• Material for the task:
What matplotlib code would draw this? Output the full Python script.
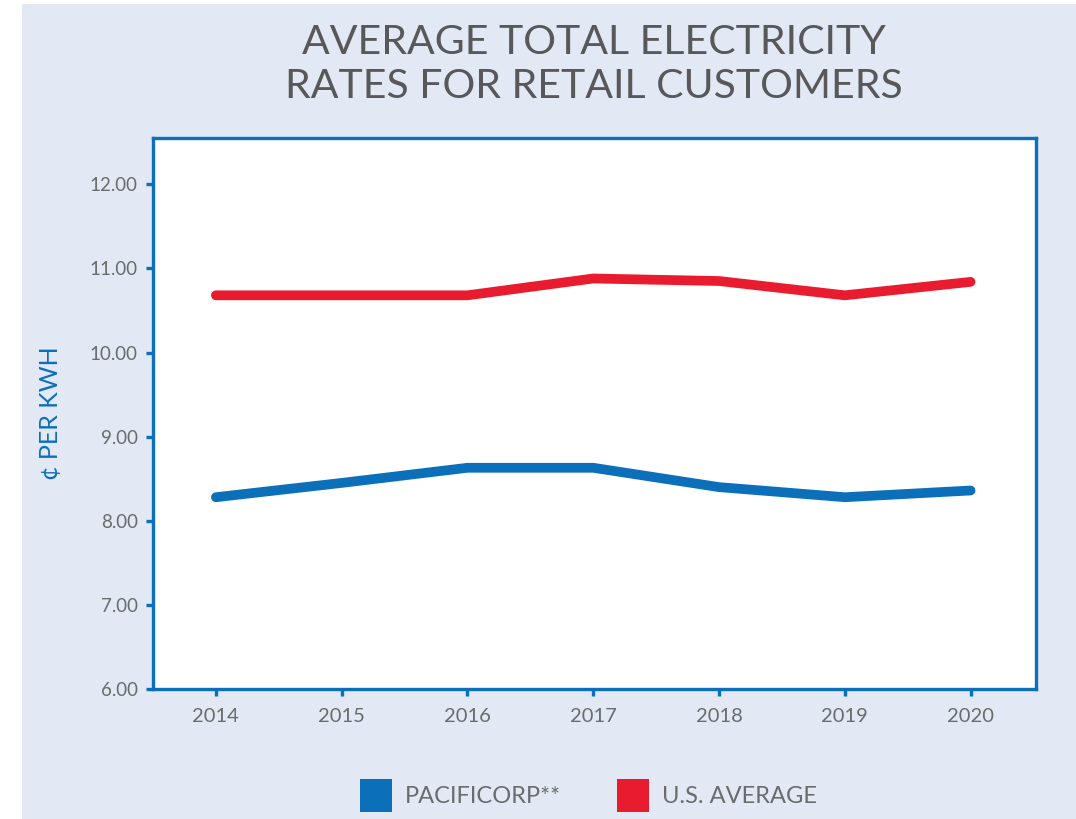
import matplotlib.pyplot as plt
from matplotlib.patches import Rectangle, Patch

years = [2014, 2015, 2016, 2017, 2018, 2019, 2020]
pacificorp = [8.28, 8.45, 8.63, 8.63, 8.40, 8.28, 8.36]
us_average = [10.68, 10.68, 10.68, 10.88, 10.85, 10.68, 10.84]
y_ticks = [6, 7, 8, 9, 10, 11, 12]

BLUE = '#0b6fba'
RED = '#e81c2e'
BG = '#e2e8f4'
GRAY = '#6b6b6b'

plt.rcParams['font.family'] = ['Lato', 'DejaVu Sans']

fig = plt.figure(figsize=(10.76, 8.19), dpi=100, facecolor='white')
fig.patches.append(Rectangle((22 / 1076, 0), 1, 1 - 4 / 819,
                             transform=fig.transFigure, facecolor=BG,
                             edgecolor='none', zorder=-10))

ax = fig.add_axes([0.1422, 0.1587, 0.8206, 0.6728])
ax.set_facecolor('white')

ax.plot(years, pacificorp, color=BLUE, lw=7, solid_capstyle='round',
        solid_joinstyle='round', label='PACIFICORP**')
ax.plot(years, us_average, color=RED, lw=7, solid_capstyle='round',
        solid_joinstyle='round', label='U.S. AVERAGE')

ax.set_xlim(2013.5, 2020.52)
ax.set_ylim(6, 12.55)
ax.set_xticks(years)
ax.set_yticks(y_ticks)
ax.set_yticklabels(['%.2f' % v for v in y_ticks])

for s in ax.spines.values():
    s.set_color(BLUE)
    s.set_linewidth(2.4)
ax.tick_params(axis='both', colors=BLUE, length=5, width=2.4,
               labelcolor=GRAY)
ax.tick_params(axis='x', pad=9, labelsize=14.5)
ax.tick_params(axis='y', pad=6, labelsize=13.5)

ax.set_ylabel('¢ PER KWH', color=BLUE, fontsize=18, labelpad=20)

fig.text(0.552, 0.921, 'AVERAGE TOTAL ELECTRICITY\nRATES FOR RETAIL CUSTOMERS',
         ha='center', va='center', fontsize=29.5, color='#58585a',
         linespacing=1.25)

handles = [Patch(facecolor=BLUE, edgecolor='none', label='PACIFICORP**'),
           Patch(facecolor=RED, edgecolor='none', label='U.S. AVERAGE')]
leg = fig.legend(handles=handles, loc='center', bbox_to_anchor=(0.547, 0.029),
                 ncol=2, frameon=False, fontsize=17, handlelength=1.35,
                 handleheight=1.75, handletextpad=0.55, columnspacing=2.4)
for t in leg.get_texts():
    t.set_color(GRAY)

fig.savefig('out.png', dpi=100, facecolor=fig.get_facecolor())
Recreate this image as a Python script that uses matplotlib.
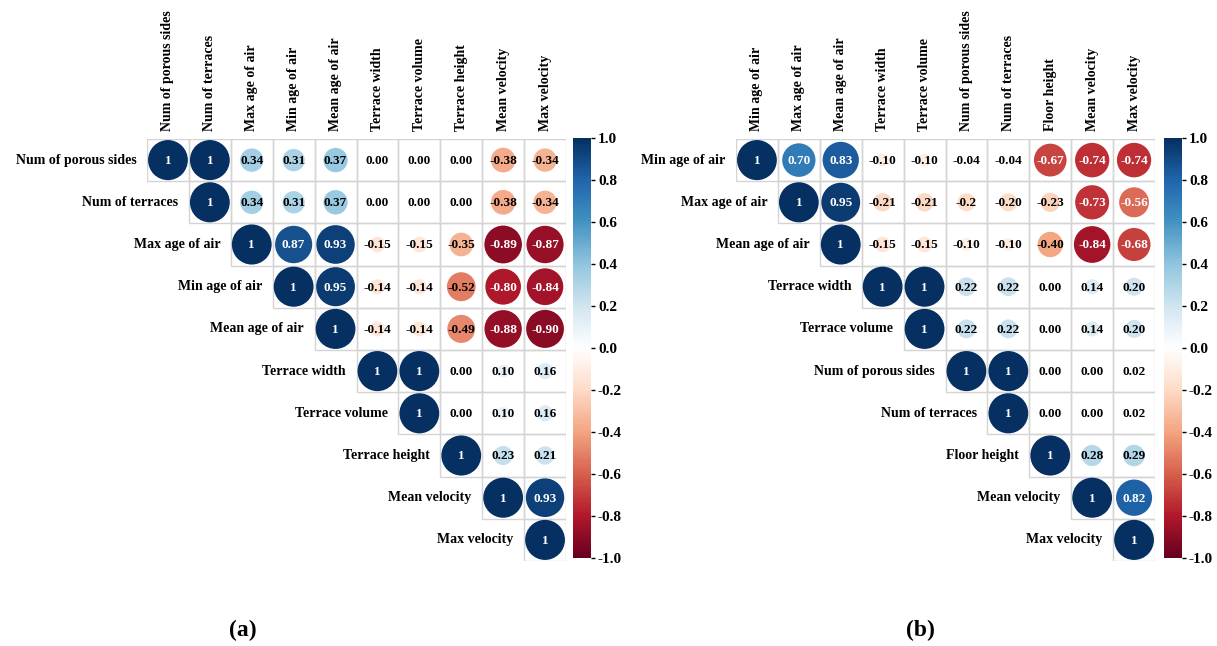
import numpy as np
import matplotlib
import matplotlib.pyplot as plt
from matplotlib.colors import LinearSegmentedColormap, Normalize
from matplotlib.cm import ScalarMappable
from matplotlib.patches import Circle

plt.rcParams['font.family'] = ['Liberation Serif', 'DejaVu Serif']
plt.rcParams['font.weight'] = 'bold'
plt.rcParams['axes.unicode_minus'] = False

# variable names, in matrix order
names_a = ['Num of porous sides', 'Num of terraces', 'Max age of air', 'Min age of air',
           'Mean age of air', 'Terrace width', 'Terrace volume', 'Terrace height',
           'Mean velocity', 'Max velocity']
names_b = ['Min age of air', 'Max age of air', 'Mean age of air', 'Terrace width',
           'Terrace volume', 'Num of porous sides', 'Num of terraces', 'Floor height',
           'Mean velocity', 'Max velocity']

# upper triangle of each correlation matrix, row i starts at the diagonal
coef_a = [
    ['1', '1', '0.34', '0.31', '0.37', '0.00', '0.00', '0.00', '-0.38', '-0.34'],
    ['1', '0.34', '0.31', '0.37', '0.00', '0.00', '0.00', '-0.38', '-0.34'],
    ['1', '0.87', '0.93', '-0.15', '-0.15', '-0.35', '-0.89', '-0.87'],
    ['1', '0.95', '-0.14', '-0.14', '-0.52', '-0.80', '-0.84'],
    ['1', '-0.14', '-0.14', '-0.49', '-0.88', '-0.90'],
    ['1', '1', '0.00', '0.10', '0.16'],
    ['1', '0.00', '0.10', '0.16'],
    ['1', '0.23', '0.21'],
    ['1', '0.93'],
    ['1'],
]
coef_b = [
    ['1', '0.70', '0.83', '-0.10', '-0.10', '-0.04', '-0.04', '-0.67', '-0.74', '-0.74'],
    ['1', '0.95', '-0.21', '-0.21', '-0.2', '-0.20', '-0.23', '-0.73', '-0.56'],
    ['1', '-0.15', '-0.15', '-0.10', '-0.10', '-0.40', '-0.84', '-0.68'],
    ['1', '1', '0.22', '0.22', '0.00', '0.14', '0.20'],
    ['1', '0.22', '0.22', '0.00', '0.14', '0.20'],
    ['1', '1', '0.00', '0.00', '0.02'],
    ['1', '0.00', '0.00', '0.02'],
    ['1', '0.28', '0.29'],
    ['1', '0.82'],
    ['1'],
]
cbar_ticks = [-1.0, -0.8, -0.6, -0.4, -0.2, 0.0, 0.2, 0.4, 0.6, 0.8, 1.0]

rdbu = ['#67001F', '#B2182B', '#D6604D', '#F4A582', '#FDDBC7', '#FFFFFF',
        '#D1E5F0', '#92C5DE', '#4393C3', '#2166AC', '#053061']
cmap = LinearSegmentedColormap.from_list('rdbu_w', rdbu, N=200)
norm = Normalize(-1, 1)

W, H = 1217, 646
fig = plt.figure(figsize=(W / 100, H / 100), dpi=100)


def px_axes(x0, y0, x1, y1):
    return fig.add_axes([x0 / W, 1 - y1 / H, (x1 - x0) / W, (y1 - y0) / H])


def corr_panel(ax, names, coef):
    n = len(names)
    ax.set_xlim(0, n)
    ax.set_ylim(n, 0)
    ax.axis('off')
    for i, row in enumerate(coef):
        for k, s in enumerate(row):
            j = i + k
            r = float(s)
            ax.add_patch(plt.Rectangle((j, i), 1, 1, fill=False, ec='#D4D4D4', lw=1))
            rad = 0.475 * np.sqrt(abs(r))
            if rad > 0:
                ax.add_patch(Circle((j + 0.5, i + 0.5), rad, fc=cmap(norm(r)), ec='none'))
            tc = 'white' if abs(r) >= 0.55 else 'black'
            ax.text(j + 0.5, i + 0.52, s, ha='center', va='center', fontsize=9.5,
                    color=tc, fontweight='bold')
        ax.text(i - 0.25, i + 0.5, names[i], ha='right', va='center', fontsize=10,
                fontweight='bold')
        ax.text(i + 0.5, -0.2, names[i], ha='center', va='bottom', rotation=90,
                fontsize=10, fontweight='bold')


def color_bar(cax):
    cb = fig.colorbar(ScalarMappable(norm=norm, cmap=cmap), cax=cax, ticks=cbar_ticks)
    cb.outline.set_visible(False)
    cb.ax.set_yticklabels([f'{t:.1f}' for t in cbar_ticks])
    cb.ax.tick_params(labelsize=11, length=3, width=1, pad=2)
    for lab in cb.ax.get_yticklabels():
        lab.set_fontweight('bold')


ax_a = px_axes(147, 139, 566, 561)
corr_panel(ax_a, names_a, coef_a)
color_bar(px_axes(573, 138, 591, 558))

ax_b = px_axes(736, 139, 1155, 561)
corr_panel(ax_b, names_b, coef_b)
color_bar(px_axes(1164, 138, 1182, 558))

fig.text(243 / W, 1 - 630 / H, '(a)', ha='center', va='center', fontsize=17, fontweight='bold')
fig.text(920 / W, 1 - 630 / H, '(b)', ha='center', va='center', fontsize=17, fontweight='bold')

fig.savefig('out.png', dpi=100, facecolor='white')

• Your goal: The data should be printed again unchanged; leave its pictures out.

• Task solution:
What matplotlib code would draw this? Output the full Python script.
import matplotlib.pyplot as plt
from matplotlib.patches import Rectangle, Patch

years = [2014, 2015, 2016, 2017, 2018, 2019, 2020]
pacificorp = [8.28, 8.45, 8.63, 8.63, 8.40, 8.28, 8.36]
us_average = [10.68, 10.68, 10.68, 10.88, 10.85, 10.68, 10.84]
y_ticks = [6, 7, 8, 9, 10, 11, 12]

BLUE = '#0b6fba'
RED = '#e81c2e'
BG = '#e2e8f4'
GRAY = '#6b6b6b'

plt.rcParams['font.family'] = ['Lato', 'DejaVu Sans']

fig = plt.figure(figsize=(10.76, 8.19), dpi=100, facecolor='white')
fig.patches.append(Rectangle((22 / 1076, 0), 1, 1 - 4 / 819,
                             transform=fig.transFigure, facecolor=BG,
                             edgecolor='none', zorder=-10))

ax = fig.add_axes([0.1422, 0.1587, 0.8206, 0.6728])
ax.set_facecolor('white')

ax.plot(years, pacificorp, color=BLUE, lw=7, solid_capstyle='round',
        solid_joinstyle='round', label='PACIFICORP**')
ax.plot(years, us_average, color=RED, lw=7, solid_capstyle='round',
        solid_joinstyle='round', label='U.S. AVERAGE')

ax.set_xlim(2013.5, 2020.52)
ax.set_ylim(6, 12.55)
ax.set_xticks(years)
ax.set_yticks(y_ticks)
ax.set_yticklabels(['%.2f' % v for v in y_ticks])

for s in ax.spines.values():
    s.set_color(BLUE)
    s.set_linewidth(2.4)
ax.tick_params(axis='both', colors=BLUE, length=5, width=2.4,
               labelcolor=GRAY)
ax.tick_params(axis='x', pad=9, labelsize=14.5)
ax.tick_params(axis='y', pad=6, labelsize=13.5)

ax.set_ylabel('¢ PER KWH', color=BLUE, fontsize=18, labelpad=20)

fig.text(0.552, 0.921, 'AVERAGE TOTAL ELECTRICITY\nRATES FOR RETAIL CUSTOMERS',
         ha='center', va='center', fontsize=29.5, color='#58585a',
         linespacing=1.25)

handles = [Patch(facecolor=BLUE, edgecolor='none', label='PACIFICORP**'),
           Patch(facecolor=RED, edgecolor='none', label='U.S. AVERAGE')]
leg = fig.legend(handles=handles, loc='center', bbox_to_anchor=(0.547, 0.029),
                 ncol=2, frameon=False, fontsize=17, handlelength=1.35,
                 handleheight=1.75, handletextpad=0.55, columnspacing=2.4)
for t in leg.get_texts():
    t.set_color(GRAY)

fig.savefig('out.png', dpi=100, facecolor=fig.get_facecolor())
Recreate this image as a Python script that uses matplotlib.
import numpy as np
import matplotlib
import matplotlib.pyplot as plt
from matplotlib.colors import LinearSegmentedColormap, Normalize
from matplotlib.cm import ScalarMappable
from matplotlib.patches import Circle

plt.rcParams['font.family'] = ['Liberation Serif', 'DejaVu Serif']
plt.rcParams['font.weight'] = 'bold'
plt.rcParams['axes.unicode_minus'] = False

# variable names, in matrix order
names_a = ['Num of porous sides', 'Num of terraces', 'Max age of air', 'Min age of air',
           'Mean age of air', 'Terrace width', 'Terrace volume', 'Terrace height',
           'Mean velocity', 'Max velocity']
names_b = ['Min age of air', 'Max age of air', 'Mean age of air', 'Terrace width',
           'Terrace volume', 'Num of porous sides', 'Num of terraces', 'Floor height',
           'Mean velocity', 'Max velocity']

# upper triangle of each correlation matrix, row i starts at the diagonal
coef_a = [
    ['1', '1', '0.34', '0.31', '0.37', '0.00', '0.00', '0.00', '-0.38', '-0.34'],
    ['1', '0.34', '0.31', '0.37', '0.00', '0.00', '0.00', '-0.38', '-0.34'],
    ['1', '0.87', '0.93', '-0.15', '-0.15', '-0.35', '-0.89', '-0.87'],
    ['1', '0.95', '-0.14', '-0.14', '-0.52', '-0.80', '-0.84'],
    ['1', '-0.14', '-0.14', '-0.49', '-0.88', '-0.90'],
    ['1', '1', '0.00', '0.10', '0.16'],
    ['1', '0.00', '0.10', '0.16'],
    ['1', '0.23', '0.21'],
    ['1', '0.93'],
    ['1'],
]
coef_b = [
    ['1', '0.70', '0.83', '-0.10', '-0.10', '-0.04', '-0.04', '-0.67', '-0.74', '-0.74'],
    ['1', '0.95', '-0.21', '-0.21', '-0.2', '-0.20', '-0.23', '-0.73', '-0.56'],
    ['1', '-0.15', '-0.15', '-0.10', '-0.10', '-0.40', '-0.84', '-0.68'],
    ['1', '1', '0.22', '0.22', '0.00', '0.14', '0.20'],
    ['1', '0.22', '0.22', '0.00', '0.14', '0.20'],
    ['1', '1', '0.00', '0.00', '0.02'],
    ['1', '0.00', '0.00', '0.02'],
    ['1', '0.28', '0.29'],
    ['1', '0.82'],
    ['1'],
]
cbar_ticks = [-1.0, -0.8, -0.6, -0.4, -0.2, 0.0, 0.2, 0.4, 0.6, 0.8, 1.0]

rdbu = ['#67001F', '#B2182B', '#D6604D', '#F4A582', '#FDDBC7', '#FFFFFF',
        '#D1E5F0', '#92C5DE', '#4393C3', '#2166AC', '#053061']
cmap = LinearSegmentedColormap.from_list('rdbu_w', rdbu, N=200)
norm = Normalize(-1, 1)

W, H = 1217, 646
fig = plt.figure(figsize=(W / 100, H / 100), dpi=100)


def px_axes(x0, y0, x1, y1):
    return fig.add_axes([x0 / W, 1 - y1 / H, (x1 - x0) / W, (y1 - y0) / H])


def corr_panel(ax, names, coef):
    n = len(names)
    ax.set_xlim(0, n)
    ax.set_ylim(n, 0)
    ax.axis('off')
    for i, row in enumerate(coef):
        for k, s in enumerate(row):
            j = i + k
            r = float(s)
            ax.add_patch(plt.Rectangle((j, i), 1, 1, fill=False, ec='#D4D4D4', lw=1))
            rad = 0.475 * np.sqrt(abs(r))
            if rad > 0:
                ax.add_patch(Circle((j + 0.5, i + 0.5), rad, fc=cmap(norm(r)), ec='none'))
            tc = 'white' if abs(r) >= 0.55 else 'black'
            ax.text(j + 0.5, i + 0.52, s, ha='center', va='center', fontsize=9.5,
                    color=tc, fontweight='bold')
        ax.text(i - 0.25, i + 0.5, names[i], ha='right', va='center', fontsize=10,
                fontweight='bold')
        ax.text(i + 0.5, -0.2, names[i], ha='center', va='bottom', rotation=90,
                fontsize=10, fontweight='bold')


def color_bar(cax):
    cb = fig.colorbar(ScalarMappable(norm=norm, cmap=cmap), cax=cax, ticks=cbar_ticks)
    cb.outline.set_visible(False)
    cb.ax.set_yticklabels([f'{t:.1f}' for t in cbar_ticks])
    cb.ax.tick_params(labelsize=11, length=3, width=1, pad=2)
    for lab in cb.ax.get_yticklabels():
        lab.set_fontweight('bold')


ax_a = px_axes(147, 139, 566, 561)
corr_panel(ax_a, names_a, coef_a)
color_bar(px_axes(573, 138, 591, 558))

ax_b = px_axes(736, 139, 1155, 561)
corr_panel(ax_b, names_b, coef_b)
color_bar(px_axes(1164, 138, 1182, 558))

fig.text(243 / W, 1 - 630 / H, '(a)', ha='center', va='center', fontsize=17, fontweight='bold')
fig.text(920 / W, 1 - 630 / H, '(b)', ha='center', va='center', fontsize=17, fontweight='bold')

fig.savefig('out.png', dpi=100, facecolor='white')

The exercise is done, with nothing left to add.